Maybe 'good' in God's eyes is exactly how things are, the place is just how he likes it and he's absolutely loving it.

Humans find fault with it, but then humans find fault with pretty much everything, wanting 'better' is in our inherent nature and of course why not.

Maybe he prevents dastardly evils on a daily basis just to keep this world at the 'kinda crap' level that most humans think it's at.

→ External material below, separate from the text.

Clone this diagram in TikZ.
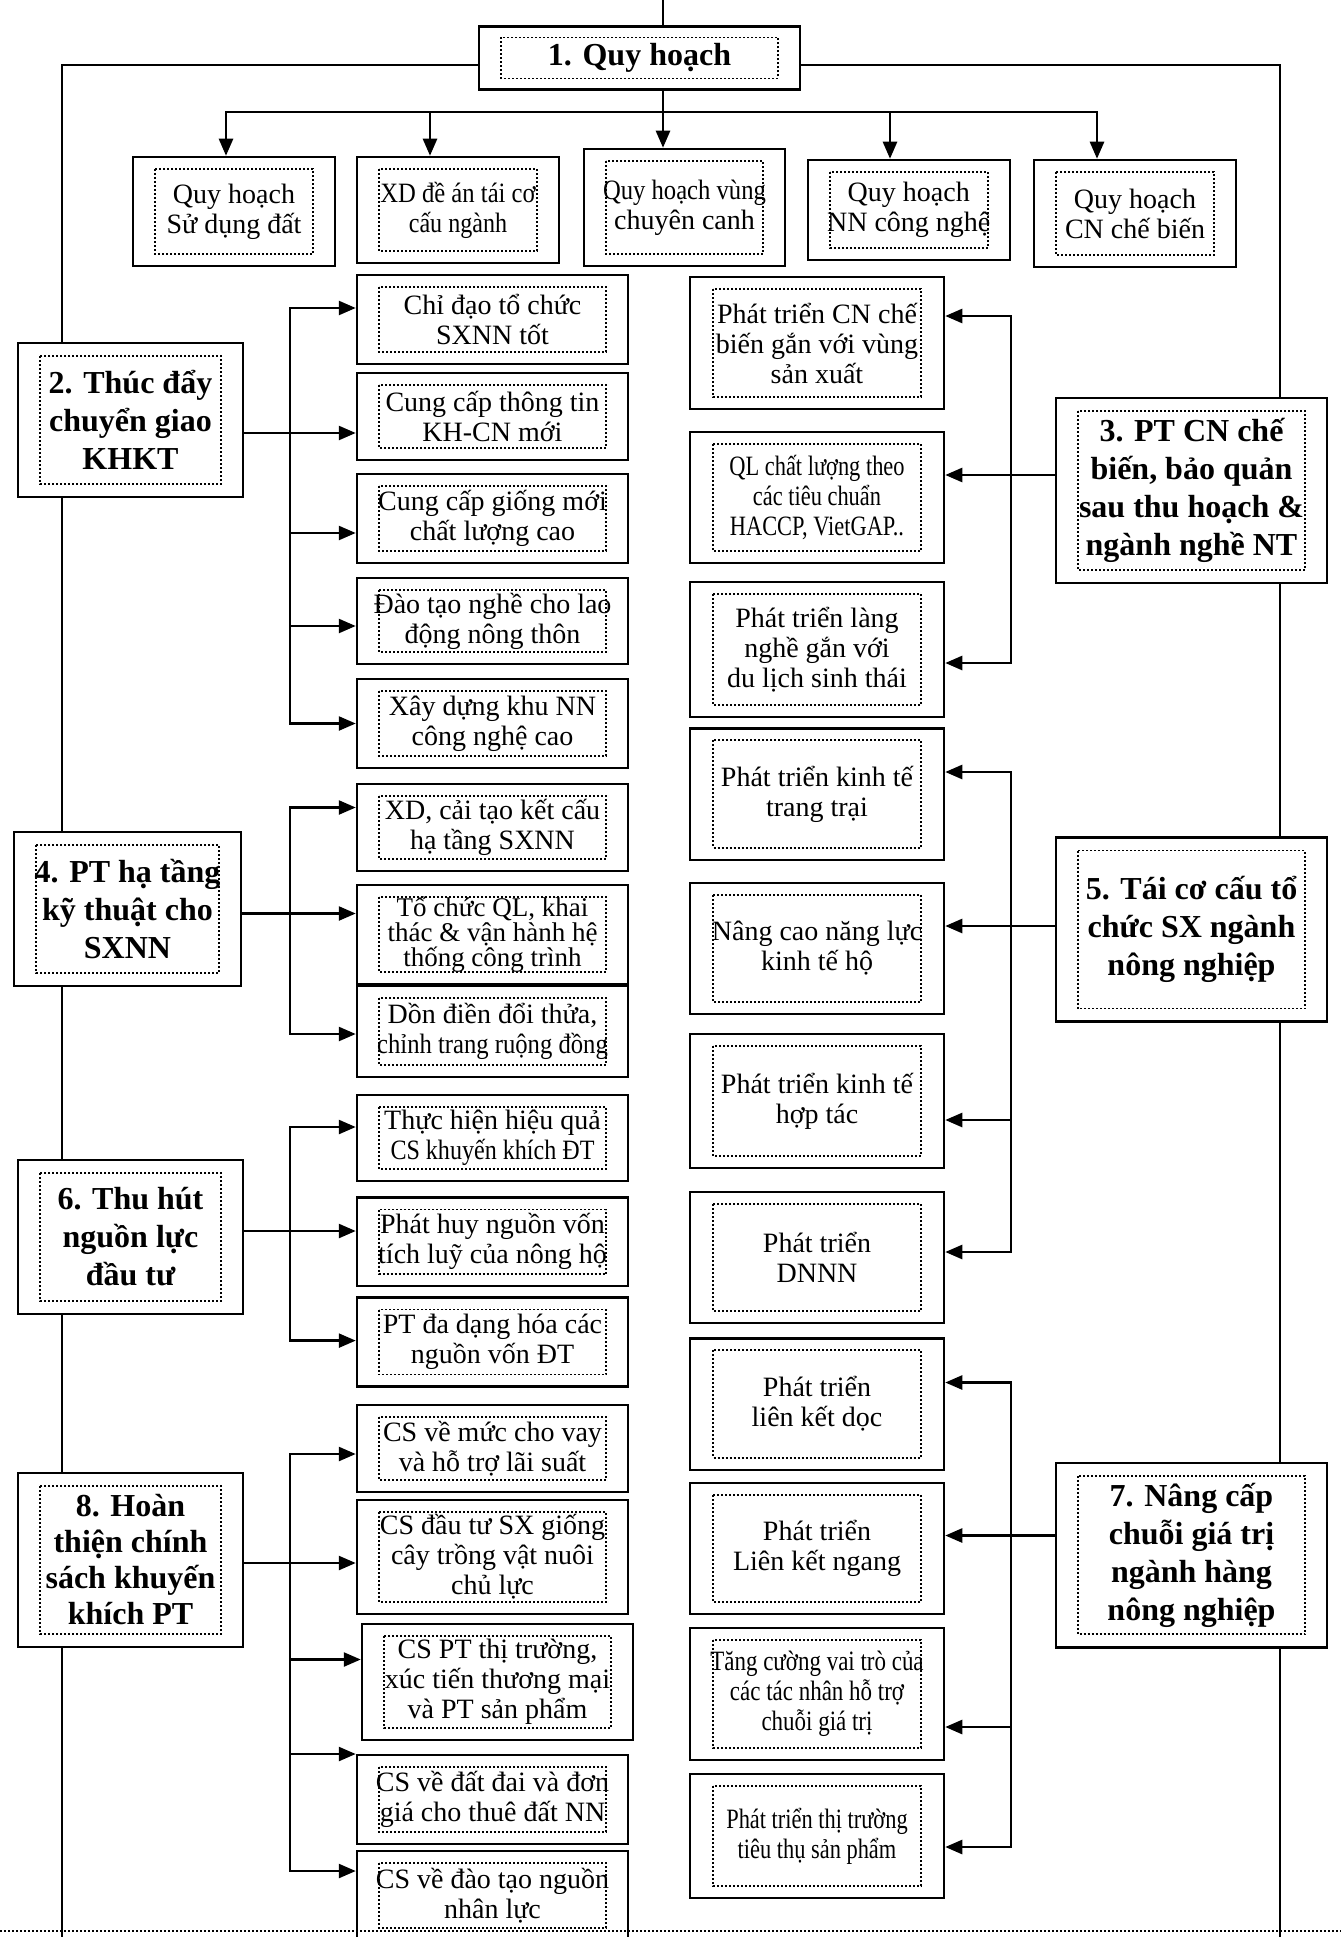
\documentclass[tikz,border=0pt]{standalone}
\usepackage{fontspec}
\usepackage{graphicx}
\setmainfont{Liberation Serif}
\usetikzlibrary{arrows.meta,backgrounds}
\newcommand{\sqz}[2][0.8]{\scalebox{#1}[1]{#2}}

\begin{document}
\begin{tikzpicture}[x=1pt, y=-1pt,
  inframe/.style 2 args={path picture={\draw[line width=1.8pt, dash pattern=on 2pt off 2pt]
    ([shift={(#1pt,-#2pt)}]path picture bounding box.north west) rectangle
    ([shift={(-#1pt,#2pt)}]path picture bounding box.south east);}},
  cell/.style={draw, line width=2.5pt, fill=white, align=center, inner sep=0pt,
    font=\fontsize{28}{30}\selectfont, inframe={22}{12}},
  mcol/.style={cell, minimum width=271pt},
  rcol/.style={cell, minimum width=254pt, inframe={23}{12}},
  head/.style={cell, font=\bfseries\fontsize{32}{38}\selectfont, inframe={22}{13}},
  link/.style={line width=2.5pt},
  arr/.style={link, -{Triangle[length=17pt,width=14pt]}}]
% Page frame
\useasboundingbox (0,0) rectangle (1341,1937);
\clip (0,0) rectangle (1341,1937);

% Top box
\node[head, minimum width=321pt, minimum height=63pt, inframe={22}{11}] (plan) at (639.5,58) {1. Quy hoạch};

% Planning boxes
\node[cell, minimum width=202pt, minimum height=109pt] (q1) at (234,211.5) {Quy hoạch\\Sử dụng đất};
\node[cell, minimum width=202pt, minimum height=106pt] (q2) at (458,210) {\sqz[0.88]{XD đề án tái cơ}\\\sqz[0.86]{cấu ngành}};
\node[cell, minimum width=201pt, minimum height=117pt] (q3) at (684.5,207.5) {\sqz[0.88]{Quy hoạch vùng}\\chuyên canh};
\node[cell, minimum width=202pt, minimum height=100pt] (q4) at (908.75,210) {Quy hoạch\\NN công nghệ};
\node[cell, minimum width=202pt, minimum height=107pt] (q5) at (1135,213.5) {Quy hoạch\\CN chế biến};

% Left column
\node[head, minimum width=225pt, minimum height=154pt] (h2) at (130.5,420) {2. Thúc đẩy\\chuyển giao\\KHKT};
\node[head, minimum width=227pt, minimum height=154pt] (h4) at (127.5,909) {4. PT hạ tầng\\kỹ thuật cho\\SXNN};
\node[head, minimum width=225pt, minimum height=154pt] (h6) at (130.5,1237) {6. Thu hút\\nguồn lực\\đầu tư};
\node[head, minimum width=225pt, minimum height=174pt, font=\bfseries\fontsize{32}{36}\selectfont] (h8) at (130.5,1560) {8. Hoàn\\thiện chính\\sách khuyến\\khích PT};

% Middle left column
\node[mcol, minimum height=89pt] (m1) at (492.5,319.5) {Chỉ đạo tổ chức\\SXNN tốt};
\node[mcol, minimum height=87pt] (m2) at (492.5,416.5) {Cung cấp thông tin\\KH-CN mới};
\node[mcol, minimum height=89pt] (m3) at (492.5,518.5) {Cung cấp giống mới\\chất lượng cao};
\node[mcol, minimum height=86pt] (m4) at (492.5,621) {Đào tạo nghề cho lao\\động nông thôn};
\node[mcol, minimum height=89pt] (m5) at (492.5,723.5) {Xây dựng khu NN\\công nghệ cao};
\node[mcol, minimum height=87pt] (m6) at (492.5,827.5) {XD, cải tạo kết cấu\\hạ tầng SXNN};
\node[mcol, minimum height=99pt, font=\fontsize{27}{25}\selectfont] (m7) at (492.5,934.5) {Tổ chức QL, khai\\thác \& vận hành hệ\\thống công trình};
\node[mcol, minimum height=91pt] (m8) at (492.5,1031.5) {Dồn điền đổi thửa,\\\sqz[0.88]{chỉnh trang ruộng đồng}};
\node[mcol, minimum height=86pt] (m9) at (492.5,1138) {Thực hiện hiệu quả\\\sqz[0.86]{CS khuyến khích ĐT}};
\node[mcol, minimum height=88.5pt] (m10) at (492.5,1241.75) {Phát huy nguồn vốn\\tích luỹ của nông hộ};
\node[mcol, minimum height=89pt] (m11) at (492.5,1342) {PT đa dạng hóa các\\nguồn vốn ĐT};
\node[mcol, minimum height=87pt] (m12) at (492.5,1448.5) {CS về mức cho vay\\và hỗ trợ lãi suất};
\node[mcol, minimum height=114pt] (m13) at (492.5,1557) {CS đầu tư SX giống\\cây trồng vật nuôi\\chủ lực};
\node[mcol, minimum height=116pt] (m14) at (497.5,1682) {CS PT thị trường,\\xúc tiến thương mại\\và PT sản phẩm};
\node[mcol, minimum height=89pt] (m15) at (492.5,1799.5) {CS về đất đai và đơn\\giá cho thuê đất NN};
\node[mcol, minimum height=89pt] (m16) at (492.5,1895.5) {CS về đào tạo nguồn\\nhân lực};

% Middle right column
\node[rcol, minimum height=132pt] (r1) at (817,343) {Phát triển CN chế\\biến gắn với vùng\\sản xuất};
\node[rcol, minimum height=131pt] (r2) at (817,497.5) {\sqz[0.8]{QL chất lượng theo}\\\sqz[0.8]{các tiêu chuẩn}\\\sqz[0.8]{HACCP, VietGAP..}};
\node[rcol, minimum height=135pt] (r3) at (817,649.5) {Phát triển làng\\nghề gắn với\\du lịch sinh thái};
\node[rcol, minimum height=131.5pt] (r4) at (817,794) {Phát triển kinh tế\\trang trại};
\node[rcol, minimum height=131pt] (r5) at (817,948.5) {Nâng cao năng lực\\kinh tế hộ};
\node[rcol, minimum height=134pt] (r6) at (817,1101) {Phát triển kinh tế\\hợp tác};
\node[rcol, minimum height=131pt] (r7) at (817,1257.5) {Phát triển\\DNNN};
\node[rcol, minimum height=131.5pt] (r8) at (817,1404) {Phát triển\\liên kết dọc};
\node[rcol, minimum height=131pt] (r9) at (817,1548.5) {Phát triển\\Liên kết ngang};
\node[rcol, minimum height=132pt] (r10) at (817,1694) {\sqz[0.82]{Tăng cường vai trò của}\\\sqz[0.82]{các tác nhân hỗ trợ}\\\sqz[0.82]{chuỗi giá trị}};
\node[rcol, minimum height=124pt] (r11) at (817,1836) {\sqz[0.8]{Phát triển thị trường}\\\sqz[0.8]{tiêu thụ sản phẩm}};

% Right column
\node[head, minimum width=271pt, minimum height=185pt] (h3) at (1191.5,490.5) {3. PT CN chế\\biến, bảo quản\\sau thu hoạch \&\\ngành nghề NT};
\node[head, minimum width=271pt, minimum height=184pt] (h5) at (1191.5,929.5) {5. Tái cơ cấu tổ\\chức SX ngành\\nông nghiệp};
\node[head, minimum width=271pt, minimum height=184.5pt] (h7) at (1191.5,1555) {7. Nâng cấp\\chuỗi giá trị\\ngành hàng\\nông nghiệp};

% Top connectors
\coordinate (top) at (663,0);
\coordinate (j1) at (663,112);
\draw[link] (top) -- (top |- plan.north);
\draw[link] (j1 |- plan.south) -- (j1);
\foreach \n/\dx in {q1/-8, q2/-28, q3/-21.5, q4/-18.75, q5/-38}
  \draw[arr] (j1) -| ([xshift=\dx pt]\n.north);

% Left groups
\coordinate (j2) at (290,433);
\coordinate (j4) at (290,913.6);
\coordinate (j6) at (290,1231);
\coordinate (j8) at (290,1563);
\draw[link] (h2.east |- j2) -- (j2);
\draw[link] (h4.east |- j4) -- (j4);
\draw[link] (h6.east |- j6) -- (j6);
\draw[link] (h8.east |- j8) -- (j8);
\foreach \n/\dy in {m1/11.5, m2/-16.5, m3/-14.5, m4/-5, m5/0}
  \draw[arr] (j2) |- ([yshift=\dy pt]\n.west);
\foreach \n/\dy in {m6/20, m7/21, m8/-2.5}
  \draw[arr] (j4) |- ([yshift=\dy pt]\n.west);
\foreach \n/\dy in {m9/11, m10/10.75, m11/1.4}
  \draw[arr] (j6) |- ([yshift=\dy pt]\n.west);
\foreach \n/\dy in {m12/-5.5, m13/-6, m14/22.5, m15/45.5, m16/24.5}
  \draw[arr] (j8) |- ([yshift=\dy pt]\n.west);

% Right groups
\coordinate (j3) at (1011,475);
\coordinate (j5) at (1011,926);
\coordinate (j7) at (1011,1535.6);
\draw[link] (h3.west |- j3) -- (j3);
\draw[link] (h5.west |- j5) -- (j5);
\draw[link] (h7.west |- j7) -- (j7);
\foreach \n/\dy in {r1/27, r2/22.5, r3/-13.5}
  \draw[arr] (j3) |- ([yshift=\dy pt]\n.east);
\foreach \n/\dy in {r4/22, r5/22.5, r6/-19, r7/5.5}
  \draw[arr] (j5) |- ([yshift=\dy pt]\n.east);
\foreach \n/\dy in {r8/21.5, r9/13, r10/-33, r11/-11}
  \draw[arr] (j7) |- ([yshift=\dy pt]\n.east);

% Outer loop behind the boxes
\coordinate (ltop) at (62,65);
\coordinate (lbot) at (62,1937);
\coordinate (rtop) at (1280,65);
\coordinate (rbot) at (1280,1937);
\begin{scope}[on background layer]
\draw[link] (plan.west |- ltop) -- (ltop) -- (lbot);
\draw[link] (plan.east |- rtop) -- (rtop) -- (rbot);
\end{scope}

% Page break line
\coordinate (pl) at (0,1931);
\coordinate (pr) at (1341,1931);
\draw[line width=2pt, dash pattern=on 2pt off 2pt] (pl) -- (pr);
\end{tikzpicture}
\end{document}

But of course we don't notice that because all we know is what happens, reality, not what doesn't happen.

I don't think subjective value judgements on the perceived state of the world can count as evidence against the existence of God.
ll_billym, If he’s capable of preventing ‘dastardly evils on a daily basis’ why would he want to “keep this world at the 'kinda crap' level that most humans think it's at.” That seems perverse.
Naomi, what you describe as 'perverse' is just that gap between what you perceive as happening in the world and what you think should be happening in the world if God exists.

To somebody else that gap will be wider or narrower, does that mean that God is more likely or less likely to exist? To true believers there is no gap, hence they believe in God.

Perception gaps are not a measure of anything and that's why I don't think that any judgement based on 'the evil world' or suchlike is any sort of evidence either way.
ll_billym, The question isn’t whether or not God exists – but rather whether or not he possesses the attributes ascribed to him.